Reuters, October 27, 2022
Reuters

Equipment corrosion at an oil refinery in the U.S. Virgin Islands presents a risk of fire, explosion or other "catastrophic" releases of hazardous substances, U.S. environmental regulators said on Tuesday, after performing an inspection last month.

The idled St. Croix refinery, formerly called Limetree Bay, was shut down by the U.S. Environmental Protection Agency in May 2021 after a series of chemical releases into the environment sickened neighboring residents. The refinery was sold for $62 million in December 2021 for $62 million to West Indies Petroleum and Port Hamilton Refining and Transportation, following the bankruptcy of its former private equity owners.

An August 2022 fire within the petroleum coke conveyor loading system burned for two weeks, prompting the inspection, an EPA regional administrator said in an Oct. 13 letter sent to the owners' lawyers and made public on Tuesday.

Inspectors found corrosion on process valves, flanges, pipes, nuts, bolts and pressure relief devies, adding that gaskets were in poor condition. The owners also failed to provide hazard assessments and other documentation for the facility, the EPA said.

They were particularly concerned about equipment containing ammonia, which can irritate or burn the eyes and skin, and liquefied petroleum gas (LPG), which can cause nausea and headaches.
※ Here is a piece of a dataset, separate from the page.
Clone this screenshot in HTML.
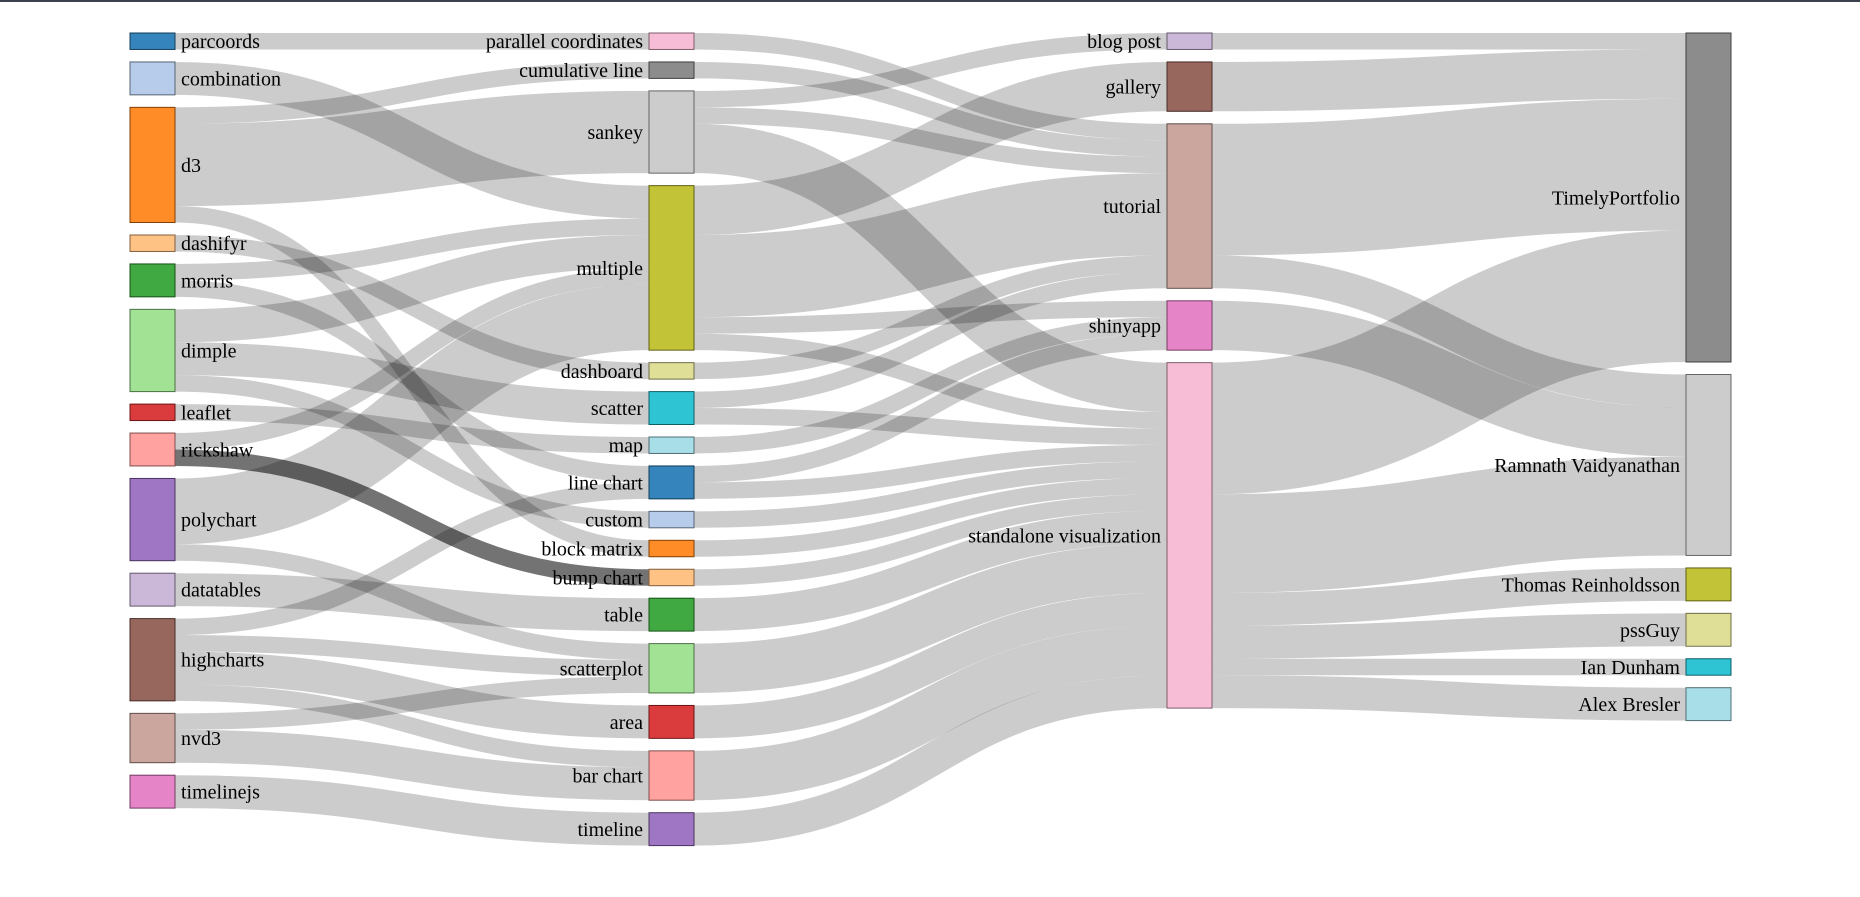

The chemicals, they say, present "serious health consequences" to facility workers and the general public if released.

Failure to safely maintain equipment that contains hazardous materials violates part of the Clean Air Act, according to the letter.

Private equity investors including Arclight and EIG had poured $4.1 billion into reviving the idled, aging refinery - formerly the largest in the Western Hemisphere - before filing for bankruptcy in September 2021.

In June, West Indies Petroleum denied its ownership of the facility, though the EPA has said it does.

Port Hamilton will have independent third-party certified inspectors review the equipment for concerns about systems mechanical integrity, the company said in a statement.

Port Hamilton Refining has said it intends to work with the EPA toward restarting the plant next year, but faces steep financial and regulatory hurdles.

The new owners will need to negotiate a consent decree with the U.S. Department of Justice (DOJ) which will involve payment for hundreds of millions of dollars of new pollution equipment previous owners had failed to install, the DOJ said in March.

The EPA said it would call for an independent expert to assess the ammonia- and LPG-containing equipment to determine whether the materials can be safely secured, and if not, safely remove them.

The owners cannot sell ammonia from the facility without EPA approval, the regulators added.